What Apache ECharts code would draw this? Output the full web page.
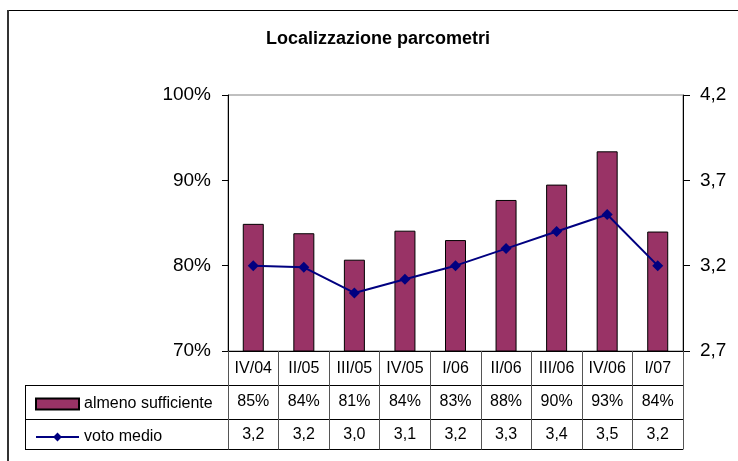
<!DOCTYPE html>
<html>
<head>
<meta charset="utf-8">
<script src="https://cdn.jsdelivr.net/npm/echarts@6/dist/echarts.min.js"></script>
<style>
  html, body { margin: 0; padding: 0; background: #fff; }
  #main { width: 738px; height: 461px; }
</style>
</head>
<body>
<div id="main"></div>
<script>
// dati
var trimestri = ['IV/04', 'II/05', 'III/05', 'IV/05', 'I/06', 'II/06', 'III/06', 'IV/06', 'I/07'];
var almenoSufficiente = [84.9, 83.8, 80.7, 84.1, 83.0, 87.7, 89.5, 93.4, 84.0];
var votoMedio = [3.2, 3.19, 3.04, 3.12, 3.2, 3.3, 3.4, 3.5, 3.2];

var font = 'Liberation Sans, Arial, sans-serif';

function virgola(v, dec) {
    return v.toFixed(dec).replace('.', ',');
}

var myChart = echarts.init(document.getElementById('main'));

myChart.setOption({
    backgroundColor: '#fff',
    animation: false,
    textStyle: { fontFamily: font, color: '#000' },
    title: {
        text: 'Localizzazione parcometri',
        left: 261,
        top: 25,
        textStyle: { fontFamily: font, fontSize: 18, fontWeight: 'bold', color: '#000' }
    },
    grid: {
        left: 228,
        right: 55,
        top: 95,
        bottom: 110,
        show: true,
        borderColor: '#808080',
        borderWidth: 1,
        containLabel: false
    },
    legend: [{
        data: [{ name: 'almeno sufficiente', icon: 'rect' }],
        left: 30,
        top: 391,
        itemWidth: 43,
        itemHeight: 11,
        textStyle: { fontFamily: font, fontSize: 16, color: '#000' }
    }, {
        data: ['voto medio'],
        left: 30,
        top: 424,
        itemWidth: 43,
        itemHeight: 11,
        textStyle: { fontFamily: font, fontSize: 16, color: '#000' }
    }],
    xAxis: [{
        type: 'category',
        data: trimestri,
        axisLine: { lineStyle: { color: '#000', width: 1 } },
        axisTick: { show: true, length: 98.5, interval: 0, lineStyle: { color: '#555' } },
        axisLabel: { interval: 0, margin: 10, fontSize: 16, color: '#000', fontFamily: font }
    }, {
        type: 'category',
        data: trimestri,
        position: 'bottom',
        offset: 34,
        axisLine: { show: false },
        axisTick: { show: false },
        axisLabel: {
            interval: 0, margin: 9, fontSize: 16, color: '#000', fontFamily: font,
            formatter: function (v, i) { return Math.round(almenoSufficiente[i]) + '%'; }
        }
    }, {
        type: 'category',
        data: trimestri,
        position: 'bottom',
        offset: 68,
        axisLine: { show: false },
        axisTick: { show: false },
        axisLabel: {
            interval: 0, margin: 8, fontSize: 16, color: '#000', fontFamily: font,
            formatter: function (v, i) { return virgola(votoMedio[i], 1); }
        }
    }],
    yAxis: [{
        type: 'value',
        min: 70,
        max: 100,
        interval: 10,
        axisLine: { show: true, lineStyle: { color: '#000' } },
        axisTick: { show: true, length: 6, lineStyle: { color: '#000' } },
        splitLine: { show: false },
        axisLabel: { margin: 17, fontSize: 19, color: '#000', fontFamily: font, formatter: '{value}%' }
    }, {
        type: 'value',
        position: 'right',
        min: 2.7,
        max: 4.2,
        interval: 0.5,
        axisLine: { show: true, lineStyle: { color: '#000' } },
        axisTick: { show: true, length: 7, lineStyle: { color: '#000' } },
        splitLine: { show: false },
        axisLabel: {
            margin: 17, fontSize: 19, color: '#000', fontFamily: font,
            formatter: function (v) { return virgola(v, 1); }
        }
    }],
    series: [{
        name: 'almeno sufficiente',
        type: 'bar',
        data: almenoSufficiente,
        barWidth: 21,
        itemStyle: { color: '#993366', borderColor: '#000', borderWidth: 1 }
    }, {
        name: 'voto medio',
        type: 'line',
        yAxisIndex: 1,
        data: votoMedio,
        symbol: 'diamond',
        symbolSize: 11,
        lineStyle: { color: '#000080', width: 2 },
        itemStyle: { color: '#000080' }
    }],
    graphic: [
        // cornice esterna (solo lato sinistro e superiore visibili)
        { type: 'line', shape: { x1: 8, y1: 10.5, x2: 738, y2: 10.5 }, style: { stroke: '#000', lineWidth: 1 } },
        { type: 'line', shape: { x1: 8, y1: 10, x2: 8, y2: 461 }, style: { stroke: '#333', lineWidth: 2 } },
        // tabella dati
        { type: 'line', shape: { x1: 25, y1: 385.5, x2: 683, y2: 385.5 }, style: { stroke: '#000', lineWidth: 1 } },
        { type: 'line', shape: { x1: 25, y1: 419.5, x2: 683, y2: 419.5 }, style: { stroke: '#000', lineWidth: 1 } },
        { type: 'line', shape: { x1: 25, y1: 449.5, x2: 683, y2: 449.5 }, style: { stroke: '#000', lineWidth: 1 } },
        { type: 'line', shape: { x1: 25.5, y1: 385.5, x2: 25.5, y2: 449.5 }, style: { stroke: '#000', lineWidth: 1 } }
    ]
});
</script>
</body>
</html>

AIM OF THE TASK:
Write out, word for word, the lines from the start of the data through the one holding "var font = 'Liberation". Omit pictures.

SOLUTION TO THE EXERCISE:
What Apache ECharts code would draw this? Output the full web page.
<!DOCTYPE html>
<html>
<head>
<meta charset="utf-8">
<script src="https://cdn.jsdelivr.net/npm/echarts@6/dist/echarts.min.js"></script>
<style>
  html, body { margin: 0; padding: 0; background: #fff; }
  #main { width: 738px; height: 461px; }
</style>
</head>
<body>
<div id="main"></div>
<script>
// dati
var trimestri = ['IV/04', 'II/05', 'III/05', 'IV/05', 'I/06', 'II/06', 'III/06', 'IV/06', 'I/07'];
var almenoSufficiente = [84.9, 83.8, 80.7, 84.1, 83.0, 87.7, 89.5, 93.4, 84.0];
var votoMedio = [3.2, 3.19, 3.04, 3.12, 3.2, 3.3, 3.4, 3.5, 3.2];

var font = 'Liberation Sans, Arial, sans-serif';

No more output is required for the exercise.